A Few Good Reads

A Few Good Reads November 30, 2016

photo credit: solidether via photopin cc
photo credit: solidether via photopin cc

The Sunday After: A Post-Election Lesson from Jimmy Carter
Jennifer Crossley Howard made the trek to Maranatha Baptist Church in Plains, Georgia the Sunday after the Presidential Election to attend former President Jimmy Carter’s Sunday School class. She recaps discussions with the other people who were there, the process for getting to attend his class, and what he talked about that morning. While I have significant theological issues with many things the former President believes, it was interesting to hear how he addressed his class on this particular Sunday. “When you pull into the parking lot at Maranatha, you’re given a number, and when Jan Williams, the church pianist, calls out your number, you’d better listen and step in line. That secures your spot in the sanctuary. The overflow crowd has to watch Carter on a TV in another room.”

Theology of the Carols: Hark the Herald Angels Sing
Some of the hymns we sing at Christmas are loaded with some amazing theology that informs our understanding of who Jesus is and draws our hearts near to him. In my opinion, “Hark! The Herald Angels Sing” is the best of them. Michael Kelley walks through this wonderful hymn to unpack some of the truth contained in it. “The original lyrics were written by Charles Wesley, brother of John Wesley, and was called ‘Hymn for Christmas-Day.’ It was included in John Wesley’s collection called Hymns and Sacred Poems that was published in 1739. The great evangelist George Whitefield adapted the lyrics in 1754, changing the opening line to ‘Hark! the Herald Angels sing’ from the original, ‘Hark how all the Welkin rings.’”

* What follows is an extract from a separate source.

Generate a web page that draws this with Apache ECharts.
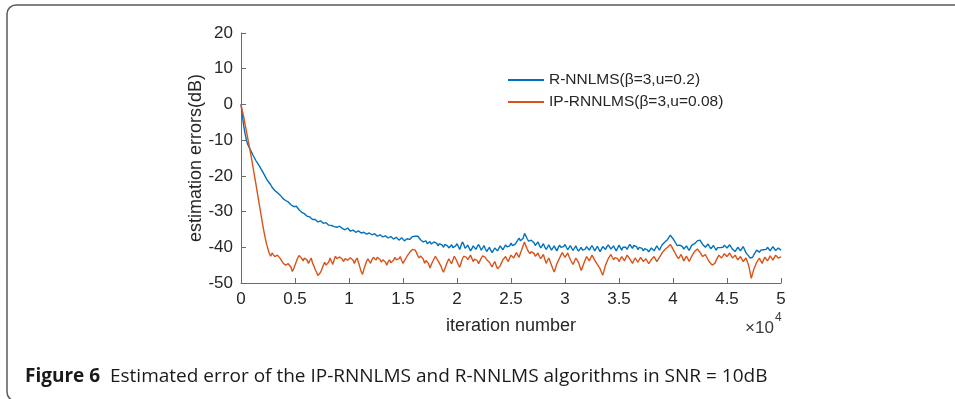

How to Read the Major Prophets Devotionally
Mike McKinley helps us understand how we can read Isaiah, Jeremiah, Ezekiel, and Daniel in a way that draws us nearer to God. “The New Testament authors repeatedly mine these Major Prophets—Isaiah, Jeremiah, Lamentations, Ezekiel, and Daniel—for themes and prophecies that would illuminate what God was doing in sending his Son. Jesus clearly understood and explained his own ministry in terms laid out by the prophets (Luke 4:16–21). So Christians who want to know their Bible needs to wrestle with these books.”

Deep in the Weeds on MONOGENES and Eternal Generation
Since the Summer there has been a good discussion going on about the Trinity and the proper way to understand the relationship between the Father, the Son, and the Holy Spirit. Many Christians yawn at these kinds of debates, but since they get to the heart of who God is, we should care deeply about them. Denny Burk digs into the Nicene Creed and applies what he sees there to how we translate MONOGENES. Should it be “only-begotten” or “only/unique?” “After reading the Creed in Greek, it immediately became clear to me that the Nicene Fathers’s interpretation of MONOGENES is in direct conflict with a near consensus among modern New Testament scholars.”

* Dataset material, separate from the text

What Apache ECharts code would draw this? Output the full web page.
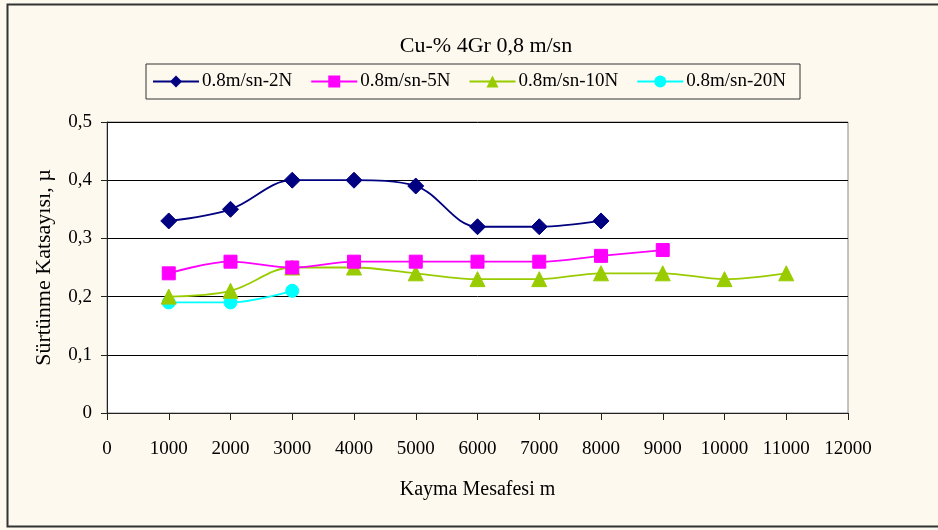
<!DOCTYPE html>
<html><head><meta charset="utf-8">
<script src="https://cdn.jsdelivr.net/npm/echarts@6/dist/echarts.min.js"></script>
<style>html,body{margin:0;padding:0;background:#FDF9EF}#c{width:938px;height:530px}</style>
</head><body><div id="c"></div>
<script>
const xTicks = [0,1000,2000,3000,4000,5000,6000,7000,8000,9000,10000,11000,12000];
const yTicks = [0,0.1,0.2,0.3,0.4,0.5];
const seriesNames = ['0.8m/sn-2N','0.8m/sn-5N','0.8m/sn-10N','0.8m/sn-20N'];
const x2N = [1000,2000,3000,4000,5000,6000,7000,8000];
const y2N = [0.33,0.35,0.40,0.40,0.39,0.32,0.32,0.33];
const x5N = [1000,2000,3000,4000,5000,6000,7000,8000,9000];
const y5N = [0.24,0.26,0.25,0.26,0.26,0.26,0.26,0.27,0.28];
const x10N = [1000,2000,3000,4000,5000,6000,7000,8000,9000,10000,11000];
const y10N = [0.20,0.21,0.25,0.25,0.24,0.23,0.23,0.24,0.24,0.23,0.24];
const x20N = [1000,2000,3000];
const y20N = [0.19,0.19,0.21];

const pair = (xs, ys) => xs.map((x, i) => [x, ys[i]]);
const font = '"Liberation Serif", "Times New Roman", serif';
const chart = echarts.init(document.getElementById('c'), null, {renderer:'canvas'});
const colors = ['#000080','#FF00FF','#99CC00','#00FFFF'];
const symbols = ['diamond','rect','triangle','circle'];
const sizes = [16,13,15,13];
const datas = [pair(x2N,y2N), pair(x5N,y5N), pair(x10N,y10N), pair(x20N,y20N)];

chart.setOption({
  backgroundColor: '#FDF9EF',
  animation: false,
  graphic: [
    {type:'rect', z:-10, shape:{x:7.5, y:4.5, width:940, height:522}, style:{fill:'#FDF9EF', stroke:'#333', lineWidth:2}},
    {type:'rect', z:-5, shape:{x:107, y:122, width:741, height:291}, style:{fill:'#FFFFFF', stroke:'#888', lineWidth:1}}
  ],
  title: {
    text: 'Cu-% 4Gr 0,8 m/sn', left: 481, top: 30, textAlign: 'center',
    textStyle: {fontFamily: font, fontSize: 22, fontWeight: 'normal', color: '#000'}
  },
  legend: {
    data: seriesNames, left: 146, top: 64,
    orient: 'horizontal', itemGap: 18, itemWidth: 46, itemHeight: 15,
    padding: [8, 14, 8, 6], borderColor: '#333', borderWidth: 1,
    textStyle: {fontFamily: font, fontSize: 19, color: '#000', padding:[0,0,0,-2]}
  },
  grid: {left: 107, top: 122, right: 90, bottom: 117, containLabel: false},
  xAxis: {
    type: 'value', min: 0, max: 12000, interval: 1000,
    name: 'Kayma Mesafesi m', nameLocation: 'middle', nameGap: 67,
    nameTextStyle: {fontFamily: font, fontSize: 20, color: '#000'},
    axisLine: {show: true, lineStyle: {color: '#222', width: 1}},
    axisTick: {show: true, length: 7, lineStyle: {color: '#222'}},
    axisLabel: {fontFamily: font, fontSize: 19, color: '#000', margin: 27,
      formatter: v => String(v)},
    splitLine: {show: false}
  },
  yAxis: {
    type: 'value', min: 0, max: 0.5, interval: 0.1,
    name: 'Sürtünme Katsayısı, µ', nameLocation: 'middle', nameGap: 52,
    nameTextStyle: {fontFamily: font, fontSize: 22, color: '#000'},
    axisLine: {show: true, lineStyle: {color: '#222', width: 1}},
    axisTick: {show: true, length: 6, lineStyle: {color: '#222'}},
    axisLabel: {fontFamily: font, fontSize: 19, color: '#000', margin: 15,
      formatter: v => String(Math.round(v*10)/10).replace('.', ',')},
    splitLine: {show: true, lineStyle: {color: '#000', width: 1}}
  },
  series: seriesNames.map((n, i) => ({
    name: n, type: 'line', data: datas[i], smooth: 0.35,
    symbol: symbols[i], symbolSize: sizes[i], showAllSymbol: true,
    lineStyle: {color: colors[i], width: 1.8},
    itemStyle: {color: colors[i], borderColor: colors[i]},
    z: 10 - i
  }))
});
</script></body></html>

Which Old Testament Promises Apply to Me?
John Piper deals with a question that gets to the heart of how we read and grow from reading the Old Testament. “Now, I think that means that in union with Christ, the Messiah, Christians become the heirs of all the promises in the Old Testament. And there are different ways to explain why that is, and one is to realize that in spiritual union with the Jewish Messiah, Jesus Christ, Christians are the messianic people, the true Israel, the heirs of everything promised to the true Israel.”